Report on the 7th D-ECCO Workshop at ECCO'22
Lihi Godny, D-ECCO Chair
As a part of the 17th ECCO Congress, the 7th D-ECCO (Dietitians of ECCO) Workshop was conducted virtually and included three sessions: (1) Science, moving from a causality in IBD; (2) Practicalities and pitfalls of dietary therapy in IBD; (3) MDT: More than just the MD? Case presentations and panel discussion.
The first session started with a comprehensive overview by James Lindsay (UK) of the epidemiological evidence that links diet to IBD. He discussed the strengths and weaknesses of epidemiological research on diet and IBD and highlighted the recent association between ultra-processed food (UPF) intake and IBD risk.

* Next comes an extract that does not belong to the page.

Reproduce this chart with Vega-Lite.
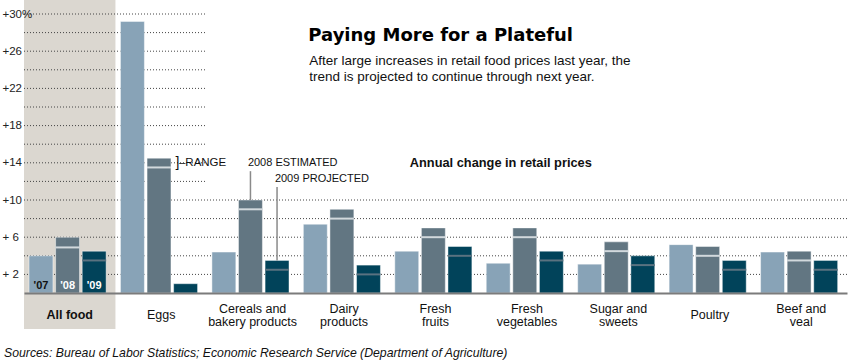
{
  "$schema": "https://vega.github.io/schema/vega-lite/v6.json",
  "autosize": "none",
  "width": 823,
  "height": 279,
  "padding": {"left": 24, "top": 14, "right": 4, "bottom": 69},
  "background": "#ffffff",
  "config": {"font": "Liberation Sans", "view": {"stroke": null}, "axisY": {"labelOverlap": false, "labelBound": false}, "axis": {"labelOverlap": false}},
  "datasets": {
    "prices": [
      {"cat": "All food", "year": "'07", "hi": 4.0, "lo": null},
      {"cat": "All food", "year": "'08", "hi": 6.0, "lo": 4.9},
      {"cat": "All food", "year": "'09", "hi": 4.5, "lo": 3.5},
      {"cat": "Eggs", "year": "'07", "hi": 29.2, "lo": null},
      {"cat": "Eggs", "year": "'08", "hi": 14.5, "lo": 13.5},
      {"cat": "Eggs", "year": "'09", "hi": 1.0, "lo": null},
      {"cat": "Cereals and bakery products", "year": "'07", "hi": 4.4, "lo": null},
      {"cat": "Cereals and bakery products", "year": "'08", "hi": 10.0, "lo": 9.0},
      {"cat": "Cereals and bakery products", "year": "'09", "hi": 3.5, "lo": 2.5},
      {"cat": "Dairy products", "year": "'07", "hi": 7.4, "lo": null},
      {"cat": "Dairy products", "year": "'08", "hi": 9.0, "lo": 8.0},
      {"cat": "Dairy products", "year": "'09", "hi": 3.0, "lo": 2.0},
      {"cat": "Fresh fruits", "year": "'07", "hi": 4.5, "lo": null},
      {"cat": "Fresh fruits", "year": "'08", "hi": 7.0, "lo": 6.0},
      {"cat": "Fresh fruits", "year": "'09", "hi": 5.0, "lo": 4.0},
      {"cat": "Fresh vegetables", "year": "'07", "hi": 3.2, "lo": null},
      {"cat": "Fresh vegetables", "year": "'08", "hi": 7.0, "lo": 6.0},
      {"cat": "Fresh vegetables", "year": "'09", "hi": 4.5, "lo": 3.5},
      {"cat": "Sugar and sweets", "year": "'07", "hi": 3.1, "lo": null},
      {"cat": "Sugar and sweets", "year": "'08", "hi": 5.5, "lo": 4.5},
      {"cat": "Sugar and sweets", "year": "'09", "hi": 4.0, "lo": 3.0},
      {"cat": "Poultry", "year": "'07", "hi": 5.2, "lo": null},
      {"cat": "Poultry", "year": "'08", "hi": 5.0, "lo": 4.0},
      {"cat": "Poultry", "year": "'09", "hi": 3.5, "lo": 2.5},
      {"cat": "Beef and veal", "year": "'07", "hi": 4.4, "lo": null},
      {"cat": "Beef and veal", "year": "'08", "hi": 4.5, "lo": 3.5},
      {"cat": "Beef and veal", "year": "'09", "hi": 3.5, "lo": 2.5}
    ]
  },
  "encoding": {
    "x": {
      "field": "cat", "type": "nominal",
      "sort": ["All food", "Eggs", "Cereals and bakery products", "Dairy products", "Fresh fruits", "Fresh vegetables", "Sugar and sweets", "Poultry", "Beef and veal"],
      "scale": {"domain": ["All food", "Eggs", "Cereals and bakery products", "Dairy products", "Fresh fruits", "Fresh vegetables", "Sugar and sweets", "Poultry", "Beef and veal"], "paddingInner": 0, "paddingOuter": 0},
      "axis": {
        "title": null, "orient": "bottom", "ticks": false, "grid": false,
        "domain": true, "domainColor": "#7b7b7b", "domainWidth": 2,
        "labelAngle": 0, "labelBaseline": "middle",
        "labelPadding": {"condition": {"test": "indexof(['All food', 'Eggs', 'Poultry'], datum.value) >= 0", "value": 21}, "value": 15},
        "labelFontSize": 12.5, "labelColor": "#111111", "labelLineHeight": 13,
        "labelLimit": 0, "zindex": 1,
        "labelFontWeight": {"condition": {"test": "datum.value == 'All food'", "value": "bold"}, "value": "normal"},
        "labelExpr": "datum.value == 'Cereals and bakery products' ? ['Cereals and', 'bakery products'] : datum.value == 'Dairy products' ? ['Dairy', 'products'] : datum.value == 'Fresh fruits' ? ['Fresh', 'fruits'] : datum.value == 'Fresh vegetables' ? ['Fresh', 'vegetables'] : datum.value == 'Sugar and sweets' ? ['Sugar and', 'sweets'] : datum.value == 'Beef and veal' ? ['Beef and', 'veal'] : datum.value"
      }
    },
    "y": {
      "type": "quantitative",
      "scale": {"domain": [0, 30], "nice": false, "zero": true},
      "axis": {
        "title": null, "values": [2, 6, 10, 14, 18, 22, 26, 30], "grid": false, "ticks": false, "domain": false, "zindex": 1,
        "labelOverlap": false, "labelAlign": "left", "labelPadding": 22, "labelFontSize": 11.5, "labelColor": "#222222", "labelLimit": 0,
        "labelExpr": "datum.value == 30 ? '+30%' : datum.value < 10 ? '+ ' + datum.value : '+' + datum.value"
      }
    }
  },
  "layer": [
    {
      "data": {"values": [{"k": 1}]},
      "mark": {"type": "rect", "color": "#dbd7d0"},
      "encoding": {
        "x": {"datum": "All food", "type": "nominal"},
        "y": {"datum": -3.87, "type": "quantitative"},
        "y2": {"datum": 31.5}
      }
    },
    {
      "data": {"values": [{"g": 2}, {"g": 4}, {"g": 6}, {"g": 8}, {"g": 10}]},
      "mark": {"type": "rule", "color": "#444444", "strokeDash": [1, 2], "strokeWidth": 1},
      "encoding": {
        "x": null,
        "y": {"field": "g", "type": "quantitative"}
      }
    },
    {
      "data": {"values": [{"g": 12}, {"g": 14}, {"g": 16}, {"g": 18}, {"g": 20}, {"g": 22}, {"g": 24}, {"g": 26}, {"g": 28}, {"g": 30}]},
      "mark": {"type": "rule", "color": "#444444", "strokeDash": [1, 2], "strokeWidth": 1},
      "encoding": {
        "x": {"datum": "All food", "type": "nominal", "bandPosition": 0},
        "x2": {"datum": "Eggs", "bandPosition": 1},
        "y": {"field": "g", "type": "quantitative"}
      }
    },
    {
      "data": {"name": "prices"},
      "mark": {"type": "bar", "stroke": "#ffffff", "strokeOpacity": 0.45, "strokeWidth": 1},
      "encoding": {
        "xOffset": {"field": "year", "type": "nominal", "scale": {"domain": ["'07", "'08", "'09"], "paddingInner": 0.1, "paddingOuter": 0.27, "align": 0.35}},
        "y": {"field": "hi", "type": "quantitative"},
        "color": {"field": "year", "type": "nominal", "legend": null, "scale": {"domain": ["'07", "'08", "'09"], "range": ["#88a3b7", "#627682", "#01435a"]}}
      }
    },
    {
      "data": {"name": "prices"},
      "transform": [{"filter": "isValid(datum.lo)"}],
      "mark": {"type": "tick", "size": 24, "thickness": 2, "opacity": 1},
      "encoding": {
        "xOffset": {"field": "year", "type": "nominal"},
        "y": {"field": "lo", "type": "quantitative"},
        "color": {"condition": {"test": "datum.year == \"'08\"", "value": "#d2d9dd"}, "value": "#5a7280"}
      }
    },
    {
      "data": {"name": "prices"},
      "transform": [{"filter": "datum.cat == 'All food'"}],
      "mark": {"type": "text", "fontSize": 11, "fontWeight": "bold", "baseline": "middle", "align": "center"},
      "encoding": {
        "xOffset": {"field": "year", "type": "nominal"},
        "y": {"datum": 0.8, "type": "quantitative"},
        "text": {"field": "year"},
        "color": {"condition": {"test": "datum.year == \"'07\"", "value": "#111111"}, "value": "#ffffff"}
      }
    },
    {
      "data": {"values": [{"year": "'08", "top": 13.1, "bar": 10.0}, {"year": "'09", "top": 11.4, "bar": 3.5}]},
      "mark": {"type": "rule", "color": "#8a8a8a", "strokeWidth": 1.5},
      "encoding": {
        "x": {"datum": "Cereals and bakery products", "type": "nominal"},
        "xOffset": {"field": "year", "type": "nominal"},
        "y": {"field": "bar", "type": "quantitative"},
        "y2": {"field": "top"}
      }
    },
    {
      "data": {"values": [{"k": 1}]},
      "mark": {"type": "text", "text": "Paying More for a Plateful", "font": "DejaVu Sans", "fontSize": 18, "fontWeight": "bold", "align": "left", "baseline": "alphabetic", "dx": 10, "color": "#000000"},
      "encoding": {
        "x": {"datum": "Dairy products", "type": "nominal", "bandPosition": 0},
        "y": {"datum": 27.13, "type": "quantitative"}
      }
    },
    {
      "data": {"values": [{"k": 1}]},
      "mark": {"type": "text", "text": ["After large increases in retail food prices last year, the", "trend is projected to continue through next year."], "fontSize": 13.5, "lineHeight": 16, "align": "left", "baseline": "alphabetic", "dx": 11, "color": "#111111"},
      "encoding": {
        "x": {"datum": "Dairy products", "type": "nominal", "bandPosition": 0},
        "y": {"datum": 24.5, "type": "quantitative"}
      }
    },
    {
      "data": {"values": [{"k": 1}]},
      "mark": {"type": "text", "text": "Annual change in retail prices", "fontSize": 12.8, "fontWeight": "bold", "align": "left", "baseline": "middle", "dx": 20, "color": "#111111"},
      "encoding": {
        "x": {"datum": "Fresh fruits", "type": "nominal", "bandPosition": 0},
        "y": {"datum": 13.95, "type": "quantitative"}
      }
    },
    {
      "data": {"values": [{"k": 1}]},
      "mark": {"type": "text", "text": "2008 ESTIMATED", "fontSize": 11, "align": "left", "baseline": "middle", "dx": 41, "color": "#111111"},
      "encoding": {
        "x": {"datum": "Cereals and bakery products", "type": "nominal", "bandPosition": 0},
        "y": {"datum": 13.95, "type": "quantitative"}
      }
    },
    {
      "data": {"values": [{"k": 1}]},
      "mark": {"type": "text", "text": "2009 PROJECTED", "fontSize": 11, "align": "left", "baseline": "middle", "dx": 68, "color": "#111111"},
      "encoding": {
        "x": {"datum": "Cereals and bakery products", "type": "nominal", "bandPosition": 0},
        "y": {"datum": 12.23, "type": "quantitative"}
      }
    },
    {
      "data": {"values": [{"k": 1}]},
      "mark": {"type": "text", "text": "]", "fontSize": 14, "align": "left", "baseline": "middle", "dx": 60, "color": "#111111"},
      "encoding": {
        "x": {"datum": "Eggs", "type": "nominal", "bandPosition": 0},
        "y": {"datum": 14.0, "type": "quantitative"}
      }
    },
    {
      "data": {"values": [{"k": 1}]},
      "mark": {"type": "text", "text": "–RANGE", "fontSize": 11.5, "align": "left", "baseline": "middle", "dx": 63.5, "color": "#111111"},
      "encoding": {
        "x": {"datum": "Eggs", "type": "nominal", "bandPosition": 0},
        "y": {"datum": 14.0, "type": "quantitative"}
      }
    },
    {
      "data": {"values": [{"k": 1}]},
      "mark": {"type": "text", "text": "Sources: Bureau of Labor Statistics; Economic Research Service (Department of Agriculture)", "fontSize": 12.25, "fontStyle": "italic", "align": "left", "baseline": "middle", "dx": -20, "color": "#111111"},
      "encoding": {
        "x": {"datum": "All food", "type": "nominal", "bandPosition": 0},
        "y": {"datum": -6.45, "type": "quantitative"}
      }
    }
  ]
}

The next talk was given by me, Lihi Godny (Israel), and covered what can be learned about diet from across the globe. I focused on the potential role of the Mediterranean diet in the management and prevention of IBD and how it can be applied over different geographic regions.
Eytan Wine (Canada) discussed how we can solve the chicken and egg problem of whether diet affects IBD or IBD affects diet. He suggested ways to improve research methodologies, such as advancing dietary assessment, focusing on high-risk populations, conducting well-designed interventions and identifying better research models.

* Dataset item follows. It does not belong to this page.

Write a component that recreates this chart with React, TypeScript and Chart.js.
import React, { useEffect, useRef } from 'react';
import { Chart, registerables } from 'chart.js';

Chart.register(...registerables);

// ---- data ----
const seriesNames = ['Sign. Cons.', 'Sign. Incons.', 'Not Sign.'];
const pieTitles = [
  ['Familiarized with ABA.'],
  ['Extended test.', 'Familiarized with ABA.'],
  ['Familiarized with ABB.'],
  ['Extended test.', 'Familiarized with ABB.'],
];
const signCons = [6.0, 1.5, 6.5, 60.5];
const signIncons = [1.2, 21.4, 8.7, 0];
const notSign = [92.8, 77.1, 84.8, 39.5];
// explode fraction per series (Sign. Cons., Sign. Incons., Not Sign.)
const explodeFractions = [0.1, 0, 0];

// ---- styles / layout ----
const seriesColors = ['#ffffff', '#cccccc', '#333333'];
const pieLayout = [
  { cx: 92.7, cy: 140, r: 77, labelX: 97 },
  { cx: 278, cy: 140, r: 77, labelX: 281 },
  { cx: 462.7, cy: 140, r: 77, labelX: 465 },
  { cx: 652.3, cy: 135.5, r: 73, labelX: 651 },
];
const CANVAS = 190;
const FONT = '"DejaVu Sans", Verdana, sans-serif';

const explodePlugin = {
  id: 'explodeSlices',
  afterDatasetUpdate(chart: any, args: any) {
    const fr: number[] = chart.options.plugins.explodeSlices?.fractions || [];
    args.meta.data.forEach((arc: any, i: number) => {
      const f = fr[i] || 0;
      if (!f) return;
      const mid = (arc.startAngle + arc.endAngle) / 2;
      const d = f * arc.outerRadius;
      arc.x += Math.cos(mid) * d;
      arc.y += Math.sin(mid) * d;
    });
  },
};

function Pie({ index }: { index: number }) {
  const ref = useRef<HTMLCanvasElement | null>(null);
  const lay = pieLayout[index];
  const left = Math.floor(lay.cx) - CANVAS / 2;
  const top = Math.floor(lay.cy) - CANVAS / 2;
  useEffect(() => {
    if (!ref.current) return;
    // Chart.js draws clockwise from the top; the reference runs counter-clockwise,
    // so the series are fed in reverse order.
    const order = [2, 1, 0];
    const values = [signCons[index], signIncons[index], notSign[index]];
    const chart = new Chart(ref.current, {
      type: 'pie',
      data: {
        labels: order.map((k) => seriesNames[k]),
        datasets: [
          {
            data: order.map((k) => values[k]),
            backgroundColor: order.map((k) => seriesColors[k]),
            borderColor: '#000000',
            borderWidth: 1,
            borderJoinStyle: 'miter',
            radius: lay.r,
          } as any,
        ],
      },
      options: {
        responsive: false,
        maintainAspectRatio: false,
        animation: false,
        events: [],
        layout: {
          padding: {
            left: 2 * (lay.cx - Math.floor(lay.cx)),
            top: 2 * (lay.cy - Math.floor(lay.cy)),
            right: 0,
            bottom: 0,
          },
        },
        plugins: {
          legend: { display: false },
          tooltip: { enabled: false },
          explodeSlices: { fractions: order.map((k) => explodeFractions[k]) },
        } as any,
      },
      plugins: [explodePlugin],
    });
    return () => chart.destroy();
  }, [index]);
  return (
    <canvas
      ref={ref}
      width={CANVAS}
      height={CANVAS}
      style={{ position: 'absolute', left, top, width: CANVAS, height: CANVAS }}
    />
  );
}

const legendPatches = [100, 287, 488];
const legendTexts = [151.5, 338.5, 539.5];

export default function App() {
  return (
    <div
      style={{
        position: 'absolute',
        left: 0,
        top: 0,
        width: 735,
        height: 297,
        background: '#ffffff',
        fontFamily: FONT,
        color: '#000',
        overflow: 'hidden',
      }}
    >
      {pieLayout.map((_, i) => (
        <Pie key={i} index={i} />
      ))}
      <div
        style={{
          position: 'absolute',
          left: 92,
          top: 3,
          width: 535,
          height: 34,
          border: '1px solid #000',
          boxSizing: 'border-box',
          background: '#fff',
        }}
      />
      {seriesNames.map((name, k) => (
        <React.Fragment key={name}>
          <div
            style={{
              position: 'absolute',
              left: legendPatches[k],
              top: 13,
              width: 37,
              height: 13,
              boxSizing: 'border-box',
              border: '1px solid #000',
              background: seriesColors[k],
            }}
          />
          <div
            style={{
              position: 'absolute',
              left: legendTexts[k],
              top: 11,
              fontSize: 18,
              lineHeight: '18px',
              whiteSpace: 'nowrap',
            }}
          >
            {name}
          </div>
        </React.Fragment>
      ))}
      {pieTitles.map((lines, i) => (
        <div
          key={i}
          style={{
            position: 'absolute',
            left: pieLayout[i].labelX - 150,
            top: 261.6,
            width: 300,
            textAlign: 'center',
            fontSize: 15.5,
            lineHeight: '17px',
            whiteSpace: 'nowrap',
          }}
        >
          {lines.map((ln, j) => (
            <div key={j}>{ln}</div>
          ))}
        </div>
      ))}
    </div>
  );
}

The scientific session was closed by an abstract presentation from Catherine Dong (Switzerland) entitled “Processed and ultra-processed food and risk of Inflammatory Bowel Disease in the European Prospective Investigation into Cancer and Nutrition cohort (EPIC-IBD)”.
Catherine Wall (New Zealand) opened the clinically focused session with a practical talk on micronutrient sufficiency in IBD. She provided an overview of the role of micronutrients such as vitamins B, C and D, methods for assessment and the importance of dietary education to promote sufficient micronutrient intake.

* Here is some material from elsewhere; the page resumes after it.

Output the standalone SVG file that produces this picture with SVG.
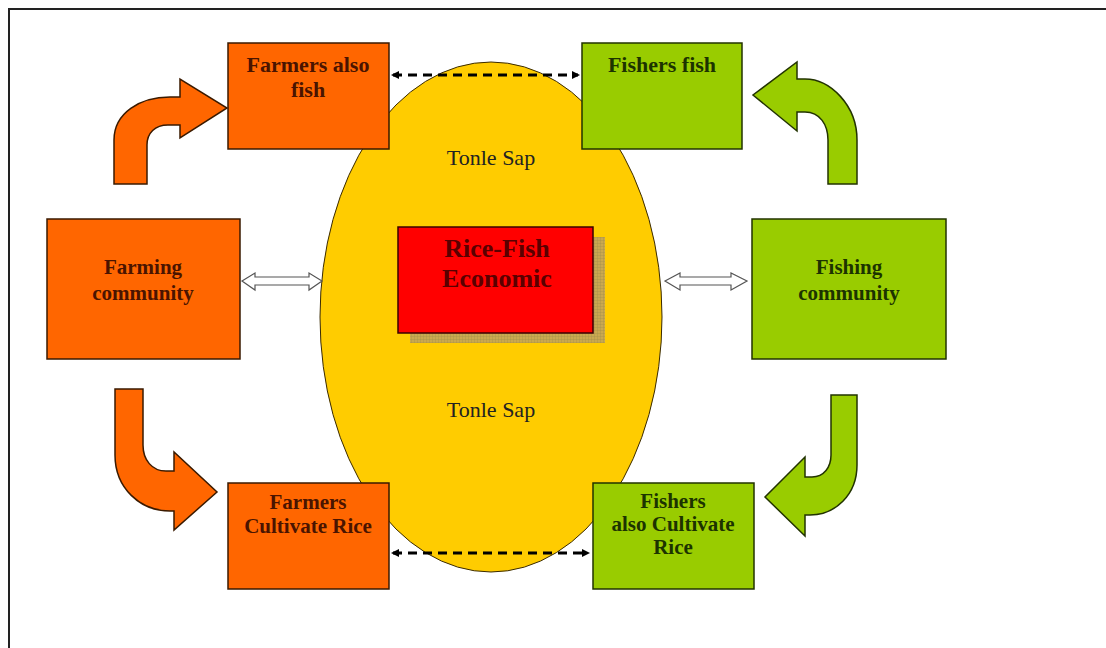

Marjo Campmans-Kuijpers (the Netherlands) gave an excellent overview of sarcopenic obesity in IBD, demonstrating that sarcopenia is present in overweight and obese IBD patients and is associated with disease complications. She recommends screening for loss of muscle mass and to ensure sufficient protein intake and physical activity in high-risk patients.
The final talk of this session, given by Dearbhaile O'Hanlon (UK), comprehensively covered the practicalities and pitfalls of dietary therapy. Many of the current dietary therapies in IBD focus on the restriction of certain foods, and this may affect food-related quality of life. She also highlighted the high prevalence of food avoidance, restrictive-eating behaviours, eating disorders and disordered eating in patients with IBD, and discussed how to assess, monitor and manage these in the clinic.
The interactive session started with the presentation of another selected abstract, entitled “Unpacking the different popular diets for paediatric Crohn's Disease – concerns around nutritional adequacy”, by Erin Carmody (Canada). Next, Emma Halmos (Australia) and I moderated case presentations and a panel discussion with the participation of Michel Adamina (surgeon, Switzerland), Mark Samaan (gastroenterologist, UK), Ana Ibarra (nurse, UK) and Dearbhaile O'Hanlon (dietitian, UK). This session nicely demonstrated the importance of interprofessional interactions and the multidisciplinary team in managing complicated IBD patients.
The 7th D-ECCO workshop was highly successful and provided an excellent overview of recent advances in the scientific and clinical aspects of dietary therapy in IBD.
I would like to take this opportunity to express our gratitude to Marjo Campmans-Kuijpers, who has stepped down as D-ECCO Chair, and Catherine Wall for their invaluable contributions to D-ECCO over recent years and to welcome our new D-ECCO Committee Members: Emma Halmos, a dietitian from Australia and a world leader in the field of dietary therapy in IBD, and Chen Sarbagilli, a dietitian from Israel with vast expertise in the dietary management of patients with UC. On behalf of the D-ECCO Committee, we are delighted to have you in our team and are certain that you will contribute greatly to our efforts to promote the important role of dietitians as part of the multidisciplinary team providing care for patients with IBD.